If the sales pitch of two Kenai Peninsula Borough Assembly members is successful Tuesday, the assembly will make the large cuts to the activities budget for the 2000-01 school year disappear.
At the assembly meeting Tuesday in Seward, assembly members Drew Scalzi and Paul Fischer will ask for about $250,000 from the borough for activities in the Kenai Peninsula Borough School District next year.
The $250,000 would be money outside the cap that state law puts on how much money the borough can give to the school district's budget. Currently, the borough gives the school district all of the money that the cap allows.
According to Scalzi, state law allows the borough to fund things like building maintenance and extracurricular activities outside the cap. In the past, however, school district activities have been funded with money from within the cap.
School board member Dr. Nels Anderson said the cash-strapped school district would welcome the additional funds.
"Any cut we have made has been an unkind cut," Anderson said of this year's school budget process. "It's not that the cuts we're making at this point are making the school district leaner and better.
"All the cuts we've had to make have had an adverse effect on the schools. We ran out of fat to cut a long time ago."
In the school budget already passed by the borough assembly and the school board, activities money for 2000-01 was cut by $257,000, or about 20 percent.
The effects of those cuts, among other things, would have been a 50 percent increase in activities fees to $150 for some high school sports, elimination of high school and middle school borough tournaments, elimination of stipends for high school yearbooks and elimination of stipends for intramural elementary sports.
Scalzi said funding the $250,000 outside the cap makes sense because the borough has the ability to pay right now, while the school district does not.
"We're fiscally sound right now," he said. "We'll probably lower the mill rate this year, and that will be the third time that's happened in the eight years I've been on the assembly."
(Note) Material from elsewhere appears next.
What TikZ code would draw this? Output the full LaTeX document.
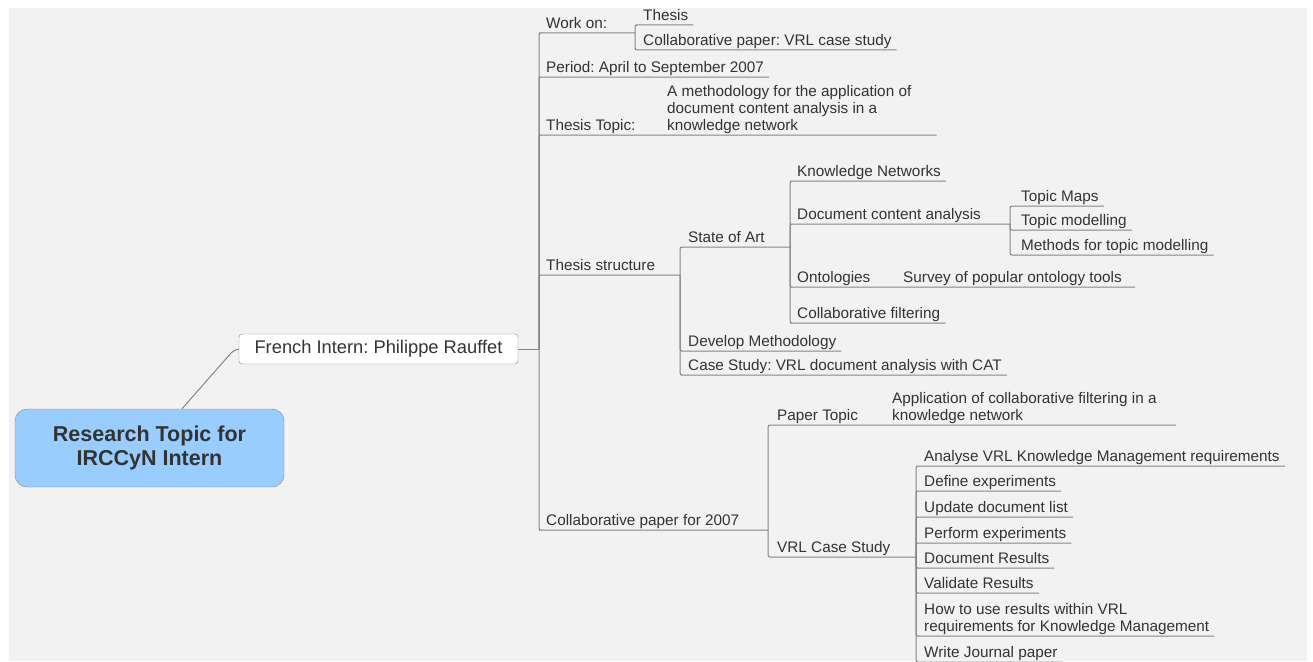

Scalzi also is optimistic the assembly will support the plan to fund activities for next year.
"The assembly very much supports activities and athletics," he said. "Everybody knows the value of extracurricular activities."
The plan to spend the $250,000 on activities outside the cap came from the Student Activities Task Force meeting Thursday at the Borough Building in Soldotna. About 12 members of the public attended.
The task force, a group of 10 made up of school board members, assembly members, high school principals, district administrators and borough mayoral appointees, was formed in response to the sweeping cuts facing activities in the school district.
If the assembly comes through with the $250,000, the task force will have found a short-term solution to the activities budget problem. However, the $250,000 from the assembly will do nothing to address a long-term solution.
"It's a deep wound and this is a Band-Aid," said Dale Sandahl, the facilitator of the task force. "I think what it does is buy time for one more year.
"Somebody needs to take a very serious look and come up with a long-term solution."
Anderson agreed, noting there is no end in sight to the budget cutting the school board must do on a yearly basis.
"I can't even think of any wiggle room anymore to draw from," Anderson said. "I don't think a lot of people really realize that we're in a crisis situation.
"We've been coming up with mirrors and rabbits that make things work."
The one step the task force did take toward a long-term solution Thursday was agreeing that all of the funding for activities should be moved outside of the cap on a permanent basis.
If all activities were funded outside the cap, the school district would not have to make the decision each year between taking teachers out of the classroom or cutting more activities money.
Scalzi said the maintenance of schools is done outside the cap for precisely that same reason.
"The reason we fund maintenance outside the cap is that there doesn't have to be a decision each year about whether to paint a building or keep teachers in the classroom," Scalzi said. "In the same vein, right now they're juggling whether to buy more footballs or desktop computers."
The immediate problem presented by putting activities completely outside the cap is coming up with the money. The school district spent about $1.4 million on activities this year and there is no assurance that the borough will have the money, or want to spend the money, to fund activities outside the cap.
Some fund-raising ideas batted around at the meeting Thursday included setting up a nonprofit foundation to fund activities, or shifting the responsibility for some activities from the school district to community parks and recreation departments.
The activities task force will continue to discuss the issue Thursday at the Borough Building from 2 to 4 p.m.
"I get excited by a long-term solution," Sandahl said. "I think a long-term plan is key.
"Hopefully, we'll get the Band-Aid (from the assembly) and we can continue to work for a long-term solution."